The festival takes place at Fort Gibraltar, a perfect reconstruction of a working North West company fort set in the year 1815. It celebrates the joie-de-vivre of the voyageurs, the hard-working and hard-living French-Canadian employees of the North West Company who trapped furs and traded goods across Quebec— and what would become Manitoba— between the 1680s and 1870s. The original fort was based at the confluence of the Red and Assiniboine rivers at The Forks, which is now a popular tourist destination packed with restaurants and a lively public market, but for over 6,000 years it was a key trading post and meeting place for early Aboriginal peoples and then the European fur traders.
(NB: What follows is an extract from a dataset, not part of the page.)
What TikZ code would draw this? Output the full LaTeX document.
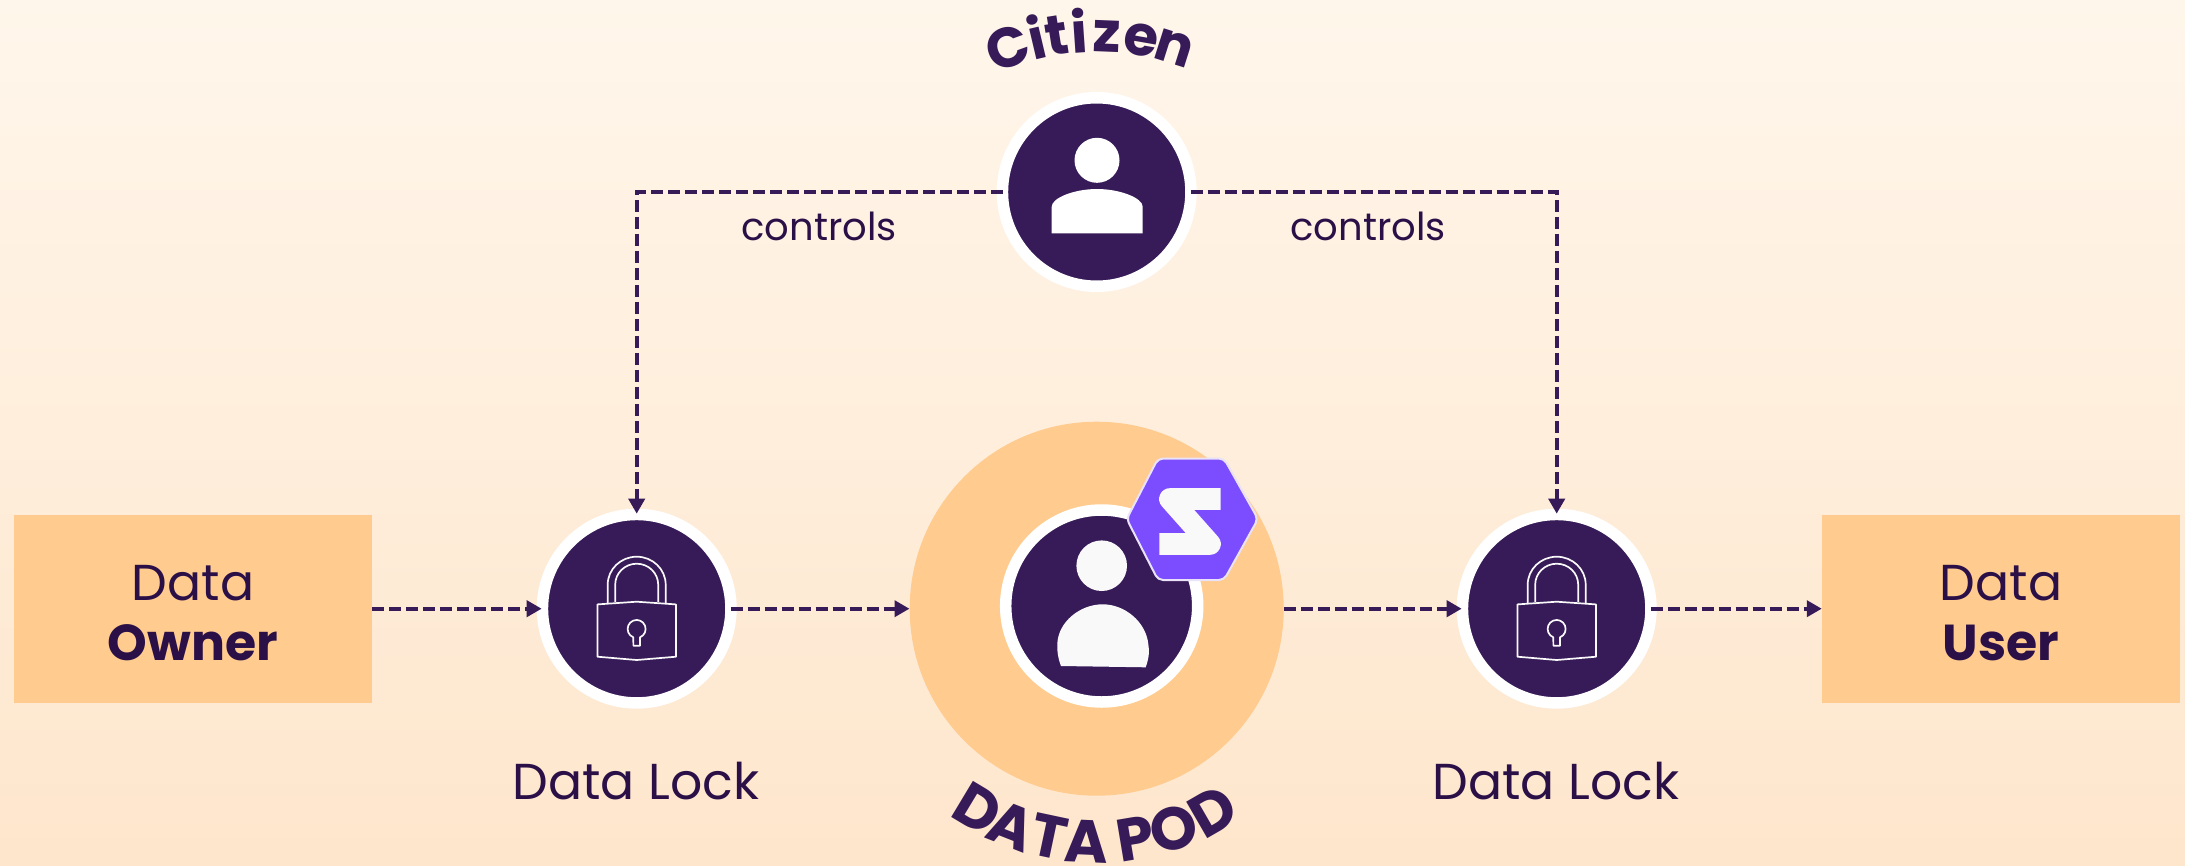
\documentclass[tikz,border=0pt]{standalone}
\usepackage{fontspec}
\setmainfont{Poppins}
\usetikzlibrary{arrows.meta}
\definecolor{ink}{HTML}{2B1048}
\definecolor{plum}{HTML}{371B58}
\definecolor{peach}{HTML}{FFCB8E}
\definecolor{bgtop}{HTML}{FFF6EB}
\definecolor{bgbot}{HTML}{FEE6CC}
\definecolor{violet}{HTML}{7C4DFF}
\definecolor{rim}{HTML}{E9E2F8}
\definecolor{paper}{HTML}{F9F9F9}
\tikzset{
  x=1pt,y=1pt,
  party/.style={draw=none,fill=peach,minimum width=358pt,minimum height=188pt,inner sep=0pt,
    text=ink,align=center,font=\fontsize{50.5}{60}\selectfont},
  hub/.style={circle,draw=white,fill=plum,line width=11.5pt,minimum size=188.5pt,inner sep=0pt},
  podcore/.style={circle,draw=white,fill=plum,line width=11.5pt,minimum size=192pt,inner sep=0pt},
  podring/.style={circle,fill=peach,minimum size=374pt,inner sep=0pt},
  caption/.style={text=ink,font=\fontsize{50.5}{50.5}\selectfont,inner sep=0pt},
  small/.style={text=ink,font=\fontsize{38.5}{38.5}\selectfont,inner sep=0pt},
  arcletter/.style={text=plum,font=\fontsize{56}{56}\selectfont\bfseries,inner sep=0pt,anchor=base},
  podletter/.style={text=plum,font=\fontsize{60}{60}\selectfont\bfseries,inner sep=0pt,anchor=base},
  flow/.style={draw=plum,line width=3.8pt,dash pattern=on 12pt off 5pt,
    -{Triangle[length=15pt,width=16pt]}},
  lockline/.style={draw=paper,line width=1.7pt,line join=round},
  lockicon/.pic={
    \begin{scope}[yscale=-1]
    \draw[lockline] (-39.3,-4.3) -- (0,-7) -- (39.3,-4.3) -- (39.3,48) -- (0,51.3) -- (-39.3,48) -- cycle;
    \draw[lockline] (-29,-5.5) -- (-29,-24) arc (180:360:29 and 28) -- (29,-5.5);
    \draw[lockline] (-21.5,-6.5) -- (-21.5,-24) arc (180:360:21.5 and 21) -- (21.5,-6.5);
    \draw[lockline] (-3.3,37) -- (3.3,37) -- (3.3,28.6) arc (68:-248:9) -- cycle;
    \end{scope}
  }
}
\begin{document}
\begin{tikzpicture}
\useasboundingbox (0,0) rectangle (2185,-865);
\shade[top color=bgtop,bottom color=bgbot] (0,0) rectangle (2185,-865);

\node[party] (owner) at (193,-608.7) {\rule{0pt}{44pt}Data\\\textbf{Owner}};
\node[party] (user) at (2001,-608.7) {\rule{0pt}{44pt}Data\\\textbf{User}};
\node[podring] (pod) at (1096.7,-608.7) {};
\node[podcore] (core) at (1101.7,-606) {};
\node[hub] (citizen) at (1096.7,-192) {};
\node[hub] (lock1) at (636.7,-608.7) {};
\node[hub] (lock2) at (1556.7,-608.7) {};

% citizen person
\fill[white] (1097,-160.3) circle (22.5);
\fill[white] (1051.7,-233.3) -- (1142.7,-233.3) -- (1142.7,-206.7)
  .. controls (1142.7,-198) and (1120,-189) .. (1097,-189)
  .. controls (1074,-189) and (1051.7,-198) .. (1051.7,-206.7) -- cycle;

% pod person
\fill[paper] (1101.7,-565.7) circle (25.3);
\fill[paper] (1061,-666) -- (1145.7,-667.3)
  .. controls (1150,-655) and (1149,-650) .. (1148.3,-644)
  .. controls (1146,-622) and (1125,-604.3) .. (1102.7,-604.3)
  .. controls (1080,-604.3) and (1058,-622) .. (1057.3,-644)
  .. controls (1057,-652) and (1058,-658) .. (1061,-666) -- cycle;

% hexagon badge
\draw[fill=violet,draw=rim,line width=2pt,line join=round,rounded corners=5pt]
  (1126.7,-519) -- (1158,-458.5) -- (1224,-458.5) -- (1258,-519) -- (1224,-580) -- (1158,-580) -- cycle;
\begin{scope}[shift={(900,-420)},x=0.3333pt,y=-0.3333pt]
  \draw[paper,line width=21.7pt,line join=round,line cap=butt]
    (962,237) -- (810,237) -- (930,372) -- (778,372);
\end{scope}

\pic at (lock1) {lockicon};
\pic at (lock2) {lockicon};

\draw[flow,shorten >=-5pt] (owner.east) -- (lock1.west);
\draw[flow,shorten <=-6pt] (lock1.east) -- (pod.west);
\draw[flow,shorten >=-5pt] (pod.east) -- (lock2.west);
\draw[flow,shorten <=-6pt] (lock2.east) -- (user.west);
\draw[flow,shorten <=-6pt,shorten >=-5pt] (citizen.west) -| (lock1.north);
\draw[flow,shorten <=-6pt,shorten >=-5pt] (citizen.east) -| (lock2.north);

\node[small] (c1) at (819,-226) {controls};
\node[small] (c2) at (1368,-226) {controls};
\node[caption] (cap1) at (636,-781) {Data Lock};
\node[caption] (cap2) at (1556,-781) {Data Lock};

% Citizen: letters on an arc (offset from the top of the arc, in degrees)
\foreach \ch/\off/\id in {C/-20/a,i/-13.3/b,t/-9/c,i/-3.9/d,z/2.3/e,e/10/f,n/17.6/g}
  \node[arcletter,rotate=-\off] (cit\id) at ([shift={({90-\off}:240)}]1097,-292) {\ch};
% DATA POD: letters on an arc (offset from the bottom of the arc, in degrees)
\foreach \ch/\off/\id in {D/-31/a,A/-21.5/b,T/-12/c,A/-2.6/d,P/9.5/e,O/19.4/f,D/30/g}
  \node[podletter,rotate=\off] (dp\id) at ([shift={({270+\off}:253)}]1097,-610) {\ch};
\end{tikzpicture}
\end{document}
The reconstructed fort is in Winnipeg’s french-speaking quarter of St. Boniface, and as I walked through its grounds, I heard French language songs and saw people wearing ‘ceinture fléchée’ — the arrow-patterned sashes that the French-Canadians traditionally wore in the 1800s. I love to step back in time at a ‘living history’ museum where the staff dress in the authentic clothes of the period and interact with you as though they really are from that era. Fort Gibraltar recreates life along the Red River in 1815 at the height of the fur trade. While you’re at the fort you get to meet the people who lived and worked there at that time, from an authentic blacksmith’s forge to a stacked-high busy trading post.
Inside the fort there was a teepee where I met Steve Greyeyes. As he stirred a steaming pot of pea soup over a roaring fire, he talked to me about the life of the Aboriginal peoples who lived and traded along the Red River route. He explained the great cultural exchange that happened when the French fur traders arrived, “We took on their culture fast, from smoking imported tobacco to using pans to cook with,” he added “but they took our ways too, they wore our clothing for warmth and made scaled up models of our native birch bark canoes to travel across the country.”
I explored the rest of the grounds, as the icy wind whipped my skin scarlet. I snuggled into my Canada Goose parka and pulled my scarf across my face. I tried to imagine existing in these conditions without the benefits of modern life— no hot water, no electricity, no central heating, and no down-stuffed winter coat and mittens. They were made of hardy stuff, these voyageurs, just one afternoon walking in their footsteps was enough for me, but how fascinating to be able to take a peep at what their lives must have been like.